Leaving aside the fact this:
is not remotely like this:
And trying to compare the two is about as disingenuous as you can get, O’Neill disapproves of spending time on small fish like Sally Morgan when the world has so many more ills in the world to take care of, while seemingly forgetting the unique human ability to do more than one thing at a time.
You can make an argument against the idea that people should on principle try to protest claims (Sally Morgan being a psychic) that are made without credible evidence; not a great one, mind you, but when those claims are being used to sell a product (Sally Morgan the UK Psychic who can talk to your dead loved ones for some cash!), does O’Neill want people to throw their hands in the air and go home without a peep?
Letting someone say things to a large audience that aren’t likely true without criticism? Possibly acceptable. (Hell, that happens every Sunday morning, doesn’t it? Bazing!)
Letting that same someone make a profit off those likely untrue things without a word in edgewise? That should be unacceptable.
And that’s essentially what Brendan is objecting to: criticism. Not “trying to hound out of existence any eccentric way of thinking or believing that decent folk don’t like, ” as he puts it, but the simple act of calling a public figure out on suspect claims that they’re directly profiting from.
No belief should be forcibly stomped out and threatened into silence (so long as there’s no harm to others as a result), whether it’s the idea that Sally can talk to the dead or the idea that men are innately more intelligent than women. That does not protect those beliefs from criticism, ridicule or debate, even if there are better things to do. Little-known secret? There are always better things to do. A suspected fraud bilking thousands of people out of money with her cold-reading skills and a little eavesdropping might not top the world’s worst moral ills, but someone should care or at least challenge that person on their BS. It doesn’t even have to be you, Brendan.
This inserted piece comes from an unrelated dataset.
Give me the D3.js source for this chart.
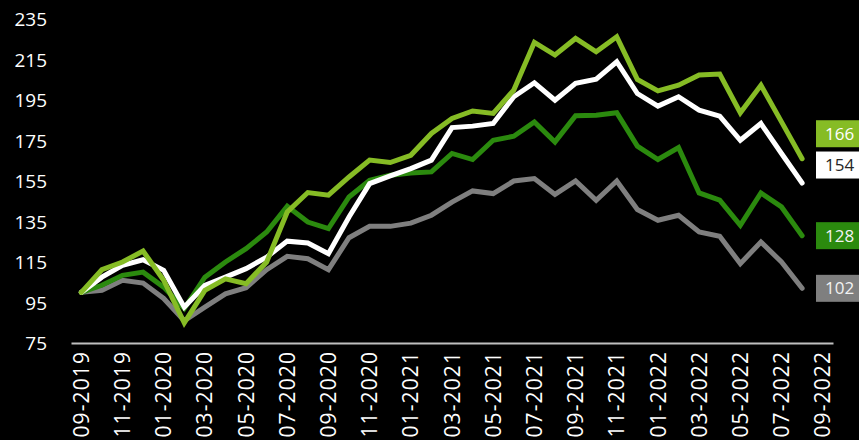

It isn’t only the antics of Sally Morgan we’re talking about mattering here. In the grander picture, understanding how a psychic can manipulate our biases makes us aware of them in the first place. Understanding why we see faces in the clouds or hear voices in the static for no discernible reason can guard us against the fallibilities of eyewitness testimony. Learning of the propensity for people to organize the world in bit-sized categories and groups can temper the temptation to dehumanize those superficially different from us. Truth matters, if only because it teaches us about the lies we inadvertently tell ourselves.
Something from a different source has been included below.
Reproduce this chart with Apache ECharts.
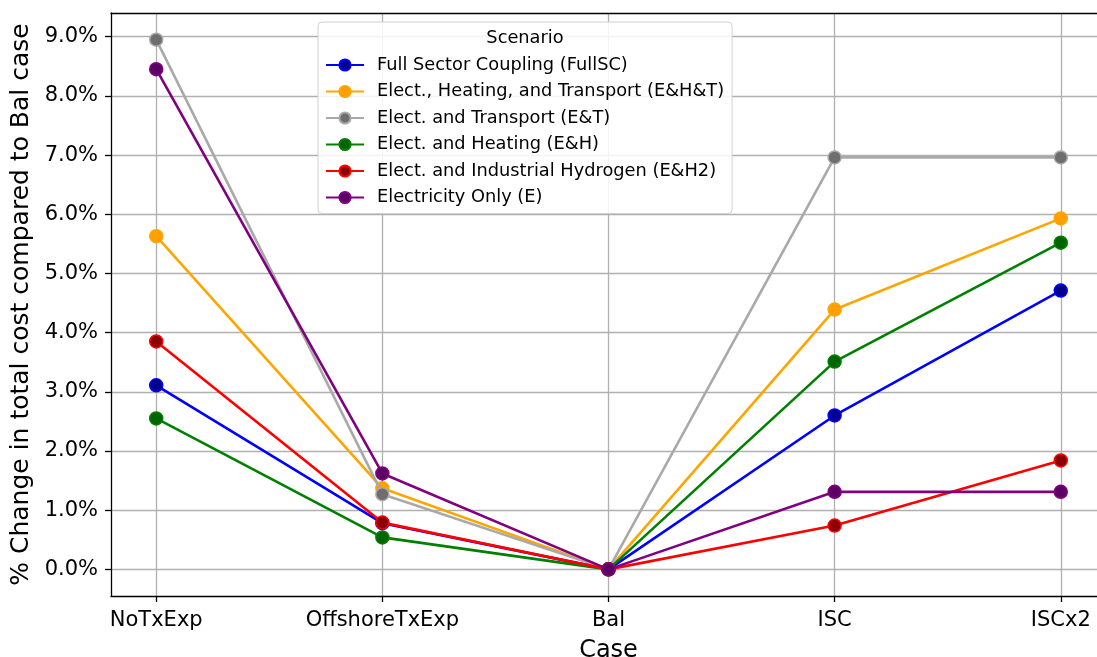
<!DOCTYPE html>
<html>
<head>
<meta charset="utf-8">
<script src="https://cdn.jsdelivr.net/npm/echarts@6/dist/echarts.min.js"></script>
<style>
html,body{margin:0;padding:0;background:#fff;}
#c{width:1097px;height:657px;}
</style>
</head>
<body>
<div id="c"></div>
<script>
// ---- data ----
const categories = ['NoTxExp', 'OffshoreTxExp', 'Bal', 'ISC', 'ISCx2'];
const yTicks = [0, 1, 2, 3, 4, 5, 6, 7, 8, 9];
const seriesNames = [
  'Full Sector Coupling (FullSC)',
  'Elect., Heating, and Transport (E&H&T)',
  'Elect. and Transport (E&T)',
  'Elect. and Heating (E&H)',
  'Elect. and Industrial Hydrogen (E&H2)',
  'Electricity Only (E)'
];
const fullSC = [3.11, 0.78, 0.0, 2.60, 4.71];
const eht    = [5.63, 1.37, 0.0, 4.39, 5.93];
const et     = [8.95, 1.27, 0.0, 6.96, 6.96];
const eh     = [2.55, 0.54, 0.0, 3.51, 5.52];
const eh2    = [3.85, 0.79, 0.0, 0.74, 1.84];
const eOnly  = [8.45, 1.62, 0.0, 1.31, 1.31];
const seriesValues = [fullSC, eht, et, eh, eh2, eOnly];

// ---- styles ----
const lineColors   = ['#0000ff', '#ffa500', '#a9a9a9', '#008000', '#ff0000', '#800080'];
const markerColors = ['#00008b', '#ff9f00', '#6e6e6e', '#006400', '#8b0000', '#5c0066'];
const FONT = 'DejaVu Sans';

const chart = echarts.init(document.getElementById('c'), null, {renderer: 'canvas'});

const series = seriesNames.map((name, i) => ({
  name: name,
  type: 'line',
  data: seriesValues[i].map((v, k) => [k, v]),
  symbol: 'circle',
  symbolSize: 13,
  lineStyle: {color: lineColors[i], width: 2.6},
  itemStyle: {color: markerColors[i], borderColor: lineColors[i], borderWidth: 1.5},
  emphasis: {disabled: true},
  z: 3 + i
}));

chart.setOption({
  animation: false,
  backgroundColor: '#ffffff',
  grid: {left: 111, top: 13, width: 995, height: 583, containLabel: false, outerBoundsMode: 'none'},
  xAxis: [{
    type: 'value',
    min: -0.2, max: 4.2,
    name: 'Case',
    nameLocation: 'middle',
    nameGap: 43,
    nameTextStyle: {fontFamily: FONT, fontSize: 24, color: '#000'},
    axisLine: {show: true, onZero: false, lineStyle: {color: '#000', width: 1.3}},
    axisTick: {show: true, length: 6, customValues: [0, 1, 2, 3, 4], lineStyle: {color: '#000', width: 1.3}},
    axisLabel: {
      customValues: [0, 1, 2, 3, 4],
      formatter: v => categories[Math.round(v)],
      fontFamily: FONT, fontSize: 21, color: '#000', margin: 14
    },
    splitLine: {show: true, lineStyle: {color: '#b0b0b0', width: 1.3}}
  }, {
    type: 'value',
    position: 'top',
    min: -0.2, max: 4.2,
    axisLine: {show: true, onZero: false, lineStyle: {color: '#000', width: 1.3}},
    axisTick: {show: false},
    axisLabel: {show: false},
    splitLine: {show: false}
  }],
  yAxis: {
    type: 'value',
    min: -0.45, max: 9.4,
    name: '% Change in total cost compared to Bal case',
    nameLocation: 'middle',
    nameGap: 75,
    nameRotate: 90,
    nameTextStyle: {fontFamily: FONT, fontSize: 25, color: '#000'},
    axisLine: {show: true, onZero: false, lineStyle: {color: '#000', width: 1.3}},
    axisTick: {show: true, length: 6, customValues: yTicks, lineStyle: {color: '#000', width: 1.3}},
    axisLabel: {
      customValues: yTicks,
      formatter: v => v.toFixed(1) + '%',
      fontFamily: FONT, fontSize: 21, color: '#000', margin: 13
    },
    splitLine: {show: true, lineStyle: {color: '#b0b0b0', width: 1.3}}
  },
  legend: {
    orient: 'vertical',
    left: 318, top: 22,
    padding: [34, 8, 7, 7],
    itemWidth: 38, itemHeight: 14, itemGap: 8.5,
    data: seriesNames,
    textStyle: {fontFamily: FONT, fontSize: 17.8, color: '#000', padding: [0, 0, 0, 8]},
    backgroundColor: 'rgba(255,255,255,0.85)',
    borderColor: '#d0d0d0', borderWidth: 1, borderRadius: 4,
    selectedMode: false
  },
  graphic: [{
    type: 'text',
    x: 525, y: 38, z: 100,
    style: {text: 'Scenario', fontFamily: FONT, fontSize: 17.8, fill: '#000', align: 'center', verticalAlign: 'middle'}
  }],
  series: series
});
</script>
</body>
</html>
We need to learn and teach others how not to be a sucker. Debunking a Sally Morgan can be one of those lessons.
While I could pick on O’Neill more, mainly because it’s fun, O’Neill makes one fair point. Skepticism/Rationalism…Sciencism; whatever you call it, cannot solely be about proving things wrong. Not just because telling people they’re wrong on a regular basis endears you to no one, but because you then leave those people with no alternatives to being wrong.
Now showing off the beauty and freedom that comes with understanding a tiny bit more of how the world works, while throwing in some jokes and explosions (ala Mythbusters)? There’s the ticket.
We shouldn’t allow ourselves to get bogged down in cynicism and righteous arrogance, no matter how easy it can be to slip into those very human responses to seeing people fall prey to their very human biases. We’re driven to want to be right, so it’s our responsibility to turn that drive into an appreciated humility for being mistaken sometimes. That doesn’t mean don’t criticize, or mock, or ridicule, it just means give us something afterwards too. The reputation of the curmudgeon skeptic isn’t entirely at the hands of mud-slinging woo-woo believers, we’ve played a part in it too. Realizing that and getting in some good PR will go a long way. The recent push to hold science camps for kids is a great example.
Most people actually trust science, even when they don’t understand it all that well. It’s only when it comes into conflict with their sacred cows that they turn a bitter eye to it. Working with human nature, not against it is the way to reach those we’d like to reach. I don’t think this comes as news to most skeptics, but I do think we need to be reminded of that fact every time out.
And before anyone says different, that doesn’t mean pulling punches when it comes to the BS of the world. It doesn’t mean not offending people who believe women make less money only because they don’t ask for raises, it doesn’t mean backing down when you point out that a US school in RI was being unconstitutional when it allowed a Christian prayer in their very public government building and it doesn’t mean letting Sally Morgan skate by with allegations of fraud and deception because psychics “have been around for centuries and they do not cause great harm,” as O’Neill puts it.
Give a shit about the truth for truth’s sake. That’s “Why bother?”, Brendan.
But try not to get a big head about it.